Un document avec Mouloudji et Jacques Prévert à propos du Groupe Octobre sur Ina.fr

Documentation

- Jacques Prévert - Octobre (1932-1936), Paris, Gallimard, 2007

Sylvie Clidière

Transcription

Raymond Bussières
Nous étions passionnés de vivre. Et c’est pourquoi on s’occupait aussi bien de politique de … que d’art et de tout. Ainsi tenez, on a fondé avec quelques camarades, un groupe de théâtre. Plus exactement, les gens l’ont appelé un groupe de théâtre, alors que pour nous, c’était un groupe tout… un groupe d’agitation de propagande, d’agitprop. C’est Piscator qui avait lancé ça en Allemagne, c'est-à-dire qu’au lieu de faire une distribution de tracts dans la rue, nous faisions une distribution de tracts oraux. Y avait un évènement quelconque qui se passait, on faisait un texte et on allait le dire dans la rue parmi les gens etc. Et ce groupe ne s’est jamais occupé vraiment d’art. Il s’occupait de la révolution. On voulait faire la révolution pour après demain. Et nous avons eu la chance de rencontrer un monsieur un jour, sur les conseils de Vaillant-Couturier, qui m’a dit, va voir un certain monsieur il a l’air… il a l’air intéressant. Ça a l’air d’un vrai personnage, il s’appelle Jacques Prévert.
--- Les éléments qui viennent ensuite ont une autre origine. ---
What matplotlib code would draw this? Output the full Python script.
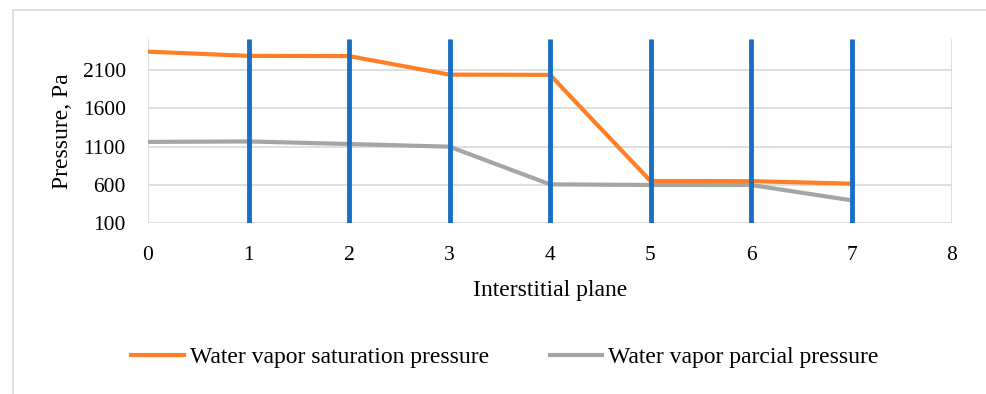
import matplotlib.pyplot as plt
from matplotlib.patches import Rectangle

# interstitial planes and pressures (Pa)
planes = [0, 1, 2, 3, 4, 5, 6, 7]
saturation = [2340, 2285, 2282, 2040, 2037, 652, 650, 617]
partial = [1162, 1168, 1135, 1100, 608, 600, 600, 400]
plane_lines = [1, 2, 3, 4, 5, 6, 7]
y_ticks = [100, 600, 1100, 1600, 2100]
x_ticks = [0, 1, 2, 3, 4, 5, 6, 7, 8]

plt.rcParams['font.family'] = ['Liberation Serif', 'DejaVu Serif']

fig = plt.figure(figsize=(9.86, 3.94), dpi=100)
fig.patches.append(Rectangle((13 / 986, -0.1), 1.2, (394 - 10) / 394 + 0.1,
                             transform=fig.transFigure, fill=False,
                             edgecolor='#d9d9d9', linewidth=1.2, zorder=0))

ax = fig.add_axes([148 / 986, 1 - 223.3 / 394, (952 - 148) / 986, (223.3 - 39) / 394])
ax.set_xlim(0, 8)
ax.set_ylim(100, 2505)
ax.set_xticks(x_ticks)
ax.set_yticks(y_ticks)
ax.grid(True, color='#d9d9d9', linewidth=1.2, zorder=0)
ax.set_axisbelow(True)
for s in ax.spines.values():
    s.set_visible(False)
ax.tick_params(length=0, labelsize=15.5, colors='black')
ax.tick_params(axis='x', pad=16)
ax.tick_params(axis='y', pad=16)

ax.plot(planes, partial, color='#a5a5a5', linewidth=3, zorder=2,
        label='Water vapor parcial pressure', solid_capstyle='butt')
ax.plot(planes, saturation, color='#ff7f27', linewidth=3, zorder=3,
        label='Water vapor saturation pressure', solid_capstyle='butt')
ax.vlines(plane_lines, 100, 2505, color='#1a6ec4', linewidth=3.5, zorder=4)

ax.set_xlabel('Interstitial plane', fontsize=17, labelpad=11)
ax.set_ylabel('Pressure, Pa', fontsize=17, labelpad=7)

h, l = ax.get_legend_handles_labels()
fig.legend(h[::-1], l[::-1], loc='center', bbox_to_anchor=(0.511, 1 - 357 / 394),
           ncol=2, frameon=False, fontsize=17, handlelength=2.4, handletextpad=0.15,
           columnspacing=2.5)

fig.savefig('out.png', dpi=100)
Et nous avons rencontré Jacques Prévert, et de ce jour, Jacques, a écrit à la commande. Tenez, un exemple précis. Un jour j’apprends qu’il y avait une grève qui venait de se déclencher chez Citroën. J’avais cet avantage, comme j’étais à l’hôtel de ville, moi j’avais le téléphone gratuit. J’alerte les copains et j’alerte surtout Prévert. Il devait être deux heures de l’après-midi, et je dis à Jacques, y a une grève chez Citroën, il faut nous faire un texte sur Citroën. Et le soir on travaillait tous, sauf les chômeurs, naturellement, on se retrouve à 6 heures à la maison des syndicats, là ou y a maintenant le bel immeuble du parti communiste, qui à cette époque là, était simplement des baraquements, et on se retrouve là, avec un texte de Jacques. On apprend ce texte de Jacques et à 8 heures, on le donnait devant les ouvriers de chez Citroën en grève.
Journaliste
Vous-vous en souvenez de ce texte ?
Raymond Bussières
Je me souviens c’est terrible. C’est un texte qu’on a perdu. Qui a été perdu, et paraît-il qu’on vient de le retrouver d’ailleurs. Il appartenait à un gars, qui revenait un jour et qui a donné ce texte à Prévert. Donc, je vais vous le citer de mémoire, surtout le début. Mais il était suffisamment beau pour que je m’en souvienne. On avait une petite copine blonde, charmante, qui arrivait, qui d'un... C’était l’époque pour vous dire, c’était l’époque où Citroën, faisait de la réclame sur la tour Eiffel, C I T R O E N, Citroën. C I T R O E N, c’est une belle réclame sur la tour Eiffel quand même. Et y avait cette petite copine d’ailleurs qui rentrait et qui disait d’un petit air modeste et un peu gêné, qui disait, à la porte des maisons closes c’est une petite lueur qui luit, quelque chose de discret, une petite lumière, un quinquet. Et je rentrais en disant, oui mais sur Paris endormi, une grande lumière monte sur la tour, c’est la lumière du bordel capitaliste avec le nom du tôlier qui brille dans la nuit. C’est un joli texte non ? Et puis qui disait bien ce qu’il voulait dire.
Journaliste
Voilà, y a tout de même une chose qui nous frappe aujourd’hui quand on parle avec des gens comme vous, c’est que… y avait à cette époque là, une qualité d’enthousiasme, de jeunesse, de gaieté, d’invention.
Raymond Bussières
C’était facile figurez-vous. en 1927, je vous ai… j’ai commencé en 1927. La révolution Russe avait 10 ans, y a pas eu la Hongrie, y avait pas eu la Tchécoslovaquie, y avait pas eu de pacte Germano-Soviétique. Toutes les choses étaient d’une clarté, et d’une simplicité. Ceux qui ne pensaient pas comme nous étaient des ordures. Mais vraiment nous le pensions sincèrement. Et je crois que nous avions raison de le penser, vous comprenez. Tout était simple, tout était clair. J’avais raison de m’exciter sur un disque d’Armstrong quand même ! J’avais ma… j’avais raison de m’exciter sur la peinture de monsieur Picasso ou sur le surréalisme qui m’apprenait qui était Freud. Entre autres. Vous comprenez ? Tout ça était d’une clarté, d’une limpidité qu’encore une fois, je disais aux gens, démontrez-nous que nous avons tort. Démontrez, que la raison pour laquelle nous pensons ça, c’est une mauvaise raison. Et personne n’a pu me dire que c’était une mauvaise raison.